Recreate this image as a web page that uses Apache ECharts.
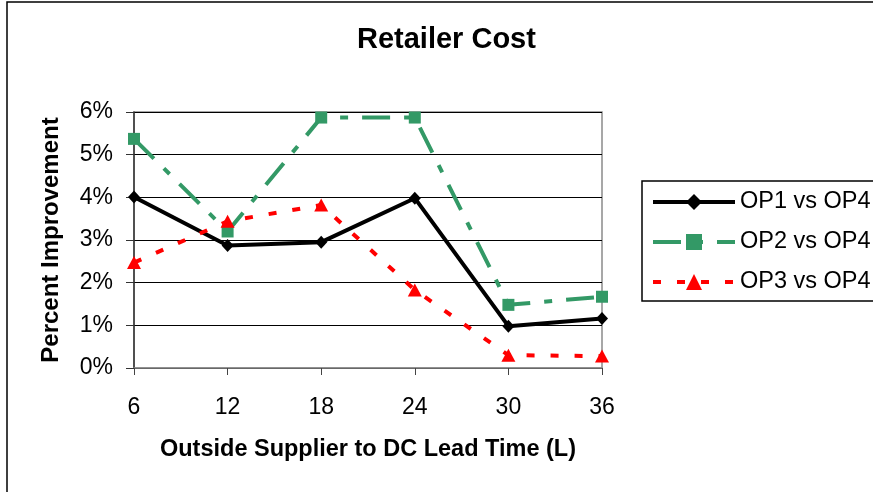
<!DOCTYPE html>
<html>
<head>
<meta charset="utf-8">
<title>Retailer Cost</title>
<script src="https://cdn.jsdelivr.net/npm/echarts@6/dist/echarts.min.js"></script>
<style>
  html, body { margin: 0; padding: 0; background: #fff; }
  #chart { width: 873px; height: 492px; }
</style>
</head>
<body>
<div id="chart"></div>
<script>
// lead time categories (L)
const leadTimes = ["6", "12", "18", "24", "30", "36"];
// percent improvement of each option against OP4
const op1 = [4.01, 2.87, 2.95, 3.98, 0.98, 1.16];
const op2 = [5.37, 3.20, 5.87, 5.87, 1.48, 1.67];
const op3 = [2.47, 3.44, 3.82, 1.83, 0.30, 0.28];
const seriesNames = ["OP1 vs OP4", "OP2 vs OP4", "OP3 vs OP4"];

const font = "Liberation Sans, Arial, sans-serif";

let chart = echarts.init(document.getElementById("chart"));

let option = {
  animation: false,
  backgroundColor: "#fff",
  textStyle: { fontFamily: font, color: "#000" },
  title: {
    text: "Retailer Cost",
    left: 352,
    top: 20,
    textStyle: { fontFamily: font, fontSize: 29, fontWeight: "bold", color: "#000" },
  },
  // outer frame of the chart area
  graphic: [
    {
      type: "rect",
      z: -10,
      shape: { x: 7, y: 2, width: 900, height: 520 },
      style: { fill: "none", stroke: "#000", lineWidth: 1.5 },
    },
  ],
  legend: {
    orient: "vertical",
    left: 642,
    top: 181,
    itemWidth: 82,
    itemHeight: 20,
    itemGap: 16,
    padding: [9, 20, 7, 9],
    borderColor: "#000",
    borderWidth: 1.5,
    data: seriesNames,
    lineStyle: { width: 4 },
    textStyle: { fontFamily: font, fontSize: 23.5, color: "#000", lineHeight: 24 },
  },
  grid: {
    left: 134,
    right: 271,
    top: 112,
    bottom: 124,
    show: true,
    borderColor: "#8a8a8a",
    borderWidth: 1.5,
  },
  xAxis: {
    type: "category",
    data: leadTimes,
    boundaryGap: false,
    name: "Outside Supplier to DC Lead Time (L)",
    nameLocation: "middle",
    nameGap: 70,
    nameTextStyle: { fontFamily: font, fontSize: 23.5, fontWeight: "bold", color: "#000" },
    axisLine: { lineStyle: { color: "#8a8a8a", width: 1.5 } },
    axisTick: { show: true, alignWithLabel: true, length: 7, lineStyle: { color: "#444" } },
    axisLabel: { fontFamily: font, fontSize: 23, color: "#000", margin: 28 },
    splitLine: { show: false },
  },
  yAxis: {
    type: "value",
    min: 0,
    max: 6,
    interval: 1,
    name: "Percent Improvement",
    nameLocation: "middle",
    nameGap: 71,
    nameRotate: 90,
    nameTextStyle: { fontFamily: font, fontSize: 24, fontWeight: "bold", color: "#000" },
    axisLine: { show: true, lineStyle: { color: "#333", width: 1.5 } },
    axisTick: { show: true, length: 8, lineStyle: { color: "#333" } },
    axisLabel: { fontFamily: font, fontSize: 23, color: "#000", margin: 21, formatter: "{value}%" },
    splitLine: { show: true, lineStyle: { color: "#000", width: 1 } },
  },
  series: [
    {
      name: seriesNames[0],
      type: "line",
      data: op1,
      symbol: "diamond",
      symbolSize: [12, 13],
      color: "#000",
      lineStyle: { color: "#000", width: 4 },
    },
    {
      name: seriesNames[1],
      type: "line",
      data: op2,
      symbol: "rect",
      symbolSize: 12,
      color: "#339966",
      lineStyle: { color: "#339966", width: 4, type: [28, 14, 8, 14] },
    },
    {
      name: seriesNames[2],
      type: "line",
      data: op3,
      symbol: "triangle",
      symbolSize: [14, 13],
      color: "#ff0000",
      lineStyle: { color: "#ff0000", width: 4, type: [8, 16] },
    },
  ],
};

chart.setOption(option);
</script>
</body>
</html>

▸ **Task directions**
The pictures should not be reproduced; quote all of the other material exactly.

▸ **Solution to this problem**
Recreate this image as a web page that uses Apache ECharts.
<!DOCTYPE html>
<html>
<head>
<meta charset="utf-8">
<title>Retailer Cost</title>
<script src="https://cdn.jsdelivr.net/npm/echarts@6/dist/echarts.min.js"></script>
<style>
  html, body { margin: 0; padding: 0; background: #fff; }
  #chart { width: 873px; height: 492px; }
</style>
</head>
<body>
<div id="chart"></div>
<script>
// lead time categories (L)
const leadTimes = ["6", "12", "18", "24", "30", "36"];
// percent improvement of each option against OP4
const op1 = [4.01, 2.87, 2.95, 3.98, 0.98, 1.16];
const op2 = [5.37, 3.20, 5.87, 5.87, 1.48, 1.67];
const op3 = [2.47, 3.44, 3.82, 1.83, 0.30, 0.28];
const seriesNames = ["OP1 vs OP4", "OP2 vs OP4", "OP3 vs OP4"];

const font = "Liberation Sans, Arial, sans-serif";

let chart = echarts.init(document.getElementById("chart"));

let option = {
  animation: false,
  backgroundColor: "#fff",
  textStyle: { fontFamily: font, color: "#000" },
  title: {
    text: "Retailer Cost",
    left: 352,
    top: 20,
    textStyle: { fontFamily: font, fontSize: 29, fontWeight: "bold", color: "#000" },
  },
  // outer frame of the chart area
  graphic: [
    {
      type: "rect",
      z: -10,
      shape: { x: 7, y: 2, width: 900, height: 520 },
      style: { fill: "none", stroke: "#000", lineWidth: 1.5 },
    },
  ],
  legend: {
    orient: "vertical",
    left: 642,
    top: 181,
    itemWidth: 82,
    itemHeight: 20,
    itemGap: 16,
    padding: [9, 20, 7, 9],
    borderColor: "#000",
    borderWidth: 1.5,
    data: seriesNames,
    lineStyle: { width: 4 },
    textStyle: { fontFamily: font, fontSize: 23.5, color: "#000", lineHeight: 24 },
  },
  grid: {
    left: 134,
    right: 271,
    top: 112,
    bottom: 124,
    show: true,
    borderColor: "#8a8a8a",
    borderWidth: 1.5,
  },
  xAxis: {
    type: "category",
    data: leadTimes,
    boundaryGap: false,
    name: "Outside Supplier to DC Lead Time (L)",
    nameLocation: "middle",
    nameGap: 70,
    nameTextStyle: { fontFamily: font, fontSize: 23.5, fontWeight: "bold", color: "#000" },
    axisLine: { lineStyle: { color: "#8a8a8a", width: 1.5 } },
    axisTick: { show: true, alignWithLabel: true, length: 7, lineStyle: { color: "#444" } },
    axisLabel: { fontFamily: font, fontSize: 23, color: "#000", margin: 28 },
    splitLine: { show: false },
  },
  yAxis: {
    type: "value",
    min: 0,
    max: 6,
    interval: 1,
    name: "Percent Improvement",
    nameLocation: "middle",
    nameGap: 71,
    nameRotate: 90,
    nameTextStyle: { fontFamily: font, fontSize: 24, fontWeight: "bold", color: "#000" },
    axisLine: { show: true, lineStyle: { color: "#333", width: 1.5 } },
    axisTick: { show: true, length: 8, lineStyle: { color: "#333" } },
    axisLabel: { fontFamily: font, fontSize: 23, color: "#000", margin: 21, formatter: "{value}%" },
    splitLine: { show: true, lineStyle: { color: "#000", width: 1 } },
  },
  series: [
    {
      name: seriesNames[0],
      type: "line",
      data: op1,
      symbol: "diamond",
      symbolSize: [12, 13],
      color: "#000",
      lineStyle: { color: "#000", width: 4 },
    },
    {
      name: seriesNames[1],
      type: "line",
      data: op2,
      symbol: "rect",
      symbolSize: 12,
      color: "#339966",
      lineStyle: { color: "#339966", width: 4, type: [28, 14, 8, 14] },
    },
    {
      name: seriesNames[2],
      type: "line",
      data: op3,
      symbol: "triangle",
      symbolSize: [14, 13],
      color: "#ff0000",
      lineStyle: { color: "#ff0000", width: 4, type: [8, 16] },
    },
  ],
};

chart.setOption(option);
</script>
</body>
</html>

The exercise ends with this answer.